How could she feel hopeful about their marriage when she disappointed him every twenty-eight days? All the fertility tests on the market could never determine whose fault it was. Why they couldn’t get pregnant. But Lucy knew. It was her . . . it had to be. Hers was the body not making a baby. No matter how she prayed or ate or believed. No matter how often they tried.

Her period came.

She took slow steps down the hall toward Aaron’s office. She wore her white nurse’s scrubs, her name tag firmly in place. Her pale blond hair pulled back in a ponytail. She held both cups of coffee in her hands. A peace offering for the way her discouragement layered dark clouds over their relationship.
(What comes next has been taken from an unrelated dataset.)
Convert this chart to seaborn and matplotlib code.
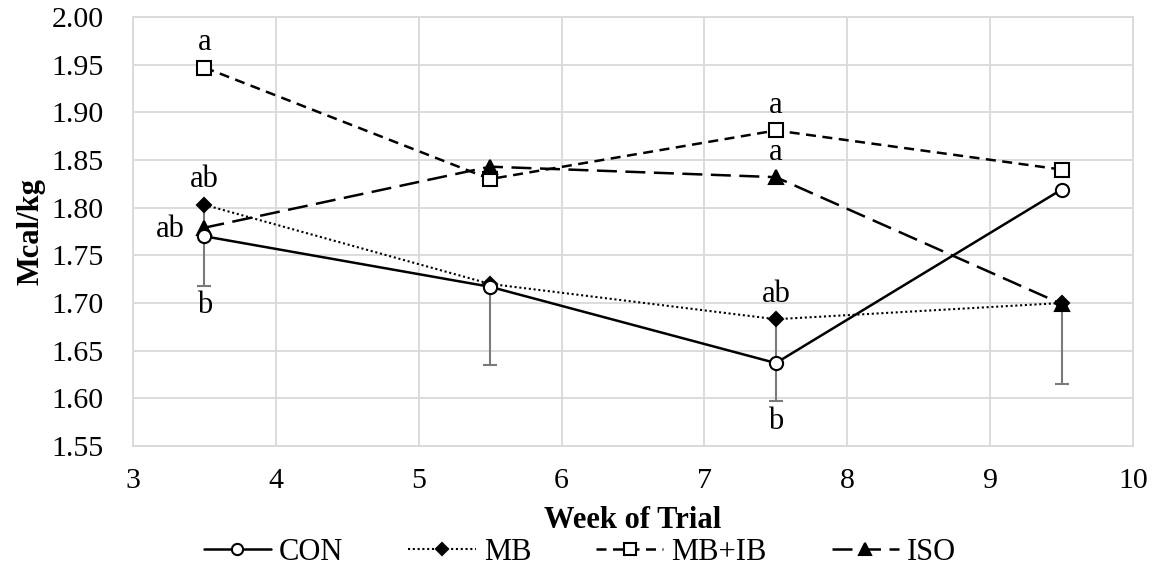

She used her elbow to give a quiet knock at her husband’s office door, and a few seconds later she heard him approach. God, if You’re there, help me love him. Please. This isn’t his fault.

Aaron opened it and smiled at her. “Hey, beautiful.” He took both coffees from her, set them down on his desk, and then gently eased her into his arms. “What a surprise.”

She waited a minute in his embrace, then she shut the door behind her and nodded to the coffee. “For you.”

“Mmm.” His eyes found hers. “Caramel Machi-Frappiato with extra Breve Espresso?”

“Exactly.” The slightest laugh came from her. “Black coffee never sounded so good.”

“I try to sound like I belong.” He picked up the cup with his name and breathed in the smell before setting it down again. “You know, part of the Java on Main Club.”

“Right.” She angled her head and looked at him. He was still blond, like her. The two of them stayed in shape so that when—if—a baby came they’d be ready. Not too old. Not yet.

He leaned against the corner of his desk and searched her face. “What’s wrong?”

“My period.” She took a slow breath and sank against the wall. “I got it this morning.”

The familiar disappointment flashed across his face, the way it had so many times in the past. And like before he did what he could to cover it up. “Baby, that’s okay.” He held out his arms, a smile lifting the corners of his mouth. “We have time.”